EXERCISE DIRECTIONS: Of the lines listed below, how many contain the string "matplotlib"? Answer with the number alone.

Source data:
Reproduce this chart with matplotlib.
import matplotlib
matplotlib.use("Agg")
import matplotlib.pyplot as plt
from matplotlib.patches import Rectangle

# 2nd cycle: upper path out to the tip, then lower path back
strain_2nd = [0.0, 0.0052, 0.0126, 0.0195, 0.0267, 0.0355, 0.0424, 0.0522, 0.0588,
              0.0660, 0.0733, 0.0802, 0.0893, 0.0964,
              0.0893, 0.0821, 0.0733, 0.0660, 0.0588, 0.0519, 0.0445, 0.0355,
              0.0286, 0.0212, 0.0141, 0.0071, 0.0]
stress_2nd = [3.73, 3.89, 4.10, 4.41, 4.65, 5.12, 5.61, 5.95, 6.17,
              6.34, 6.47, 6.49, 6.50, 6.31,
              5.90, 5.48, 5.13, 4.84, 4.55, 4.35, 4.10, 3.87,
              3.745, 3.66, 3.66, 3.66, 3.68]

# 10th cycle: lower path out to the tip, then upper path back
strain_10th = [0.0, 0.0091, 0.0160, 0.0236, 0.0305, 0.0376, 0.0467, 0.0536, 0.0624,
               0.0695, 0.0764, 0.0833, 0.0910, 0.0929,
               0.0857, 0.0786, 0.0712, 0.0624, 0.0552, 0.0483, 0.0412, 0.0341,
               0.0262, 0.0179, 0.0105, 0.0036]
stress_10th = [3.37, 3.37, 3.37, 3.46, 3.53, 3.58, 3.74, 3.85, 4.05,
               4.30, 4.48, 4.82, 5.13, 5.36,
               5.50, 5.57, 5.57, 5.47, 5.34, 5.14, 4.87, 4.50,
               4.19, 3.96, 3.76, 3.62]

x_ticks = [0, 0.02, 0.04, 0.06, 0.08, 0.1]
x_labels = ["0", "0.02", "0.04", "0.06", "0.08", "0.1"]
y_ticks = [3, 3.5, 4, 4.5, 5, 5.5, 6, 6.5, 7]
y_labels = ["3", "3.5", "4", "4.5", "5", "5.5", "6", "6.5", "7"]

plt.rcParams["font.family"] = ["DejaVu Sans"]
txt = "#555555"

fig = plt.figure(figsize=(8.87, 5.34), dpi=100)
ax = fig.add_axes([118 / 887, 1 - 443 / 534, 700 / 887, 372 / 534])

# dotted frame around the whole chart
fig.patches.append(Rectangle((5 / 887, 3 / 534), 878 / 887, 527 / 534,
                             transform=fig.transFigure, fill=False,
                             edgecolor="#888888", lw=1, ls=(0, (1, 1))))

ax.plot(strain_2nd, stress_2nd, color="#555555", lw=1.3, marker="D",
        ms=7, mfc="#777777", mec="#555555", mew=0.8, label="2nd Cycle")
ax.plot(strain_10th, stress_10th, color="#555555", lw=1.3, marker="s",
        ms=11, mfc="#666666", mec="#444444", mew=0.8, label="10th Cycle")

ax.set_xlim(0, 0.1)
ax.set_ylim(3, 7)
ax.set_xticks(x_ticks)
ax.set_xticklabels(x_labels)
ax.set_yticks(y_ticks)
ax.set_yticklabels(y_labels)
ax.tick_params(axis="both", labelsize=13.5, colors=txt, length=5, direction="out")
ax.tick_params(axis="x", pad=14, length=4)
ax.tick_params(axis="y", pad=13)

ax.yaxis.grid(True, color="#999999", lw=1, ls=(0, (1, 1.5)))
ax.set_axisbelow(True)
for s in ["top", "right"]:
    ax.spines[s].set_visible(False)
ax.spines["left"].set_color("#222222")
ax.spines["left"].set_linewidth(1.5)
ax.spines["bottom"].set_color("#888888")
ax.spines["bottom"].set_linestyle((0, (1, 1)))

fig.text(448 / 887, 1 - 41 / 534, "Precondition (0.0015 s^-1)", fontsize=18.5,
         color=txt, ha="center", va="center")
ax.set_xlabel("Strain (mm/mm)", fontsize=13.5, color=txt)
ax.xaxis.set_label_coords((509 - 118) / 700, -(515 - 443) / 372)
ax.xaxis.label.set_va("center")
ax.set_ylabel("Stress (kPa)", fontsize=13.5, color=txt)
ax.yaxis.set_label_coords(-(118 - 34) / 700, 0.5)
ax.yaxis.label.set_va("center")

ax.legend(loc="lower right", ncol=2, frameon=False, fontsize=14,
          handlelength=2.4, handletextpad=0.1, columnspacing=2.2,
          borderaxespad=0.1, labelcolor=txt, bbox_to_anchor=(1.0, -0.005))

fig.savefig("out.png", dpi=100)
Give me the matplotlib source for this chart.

SOLUTION: 6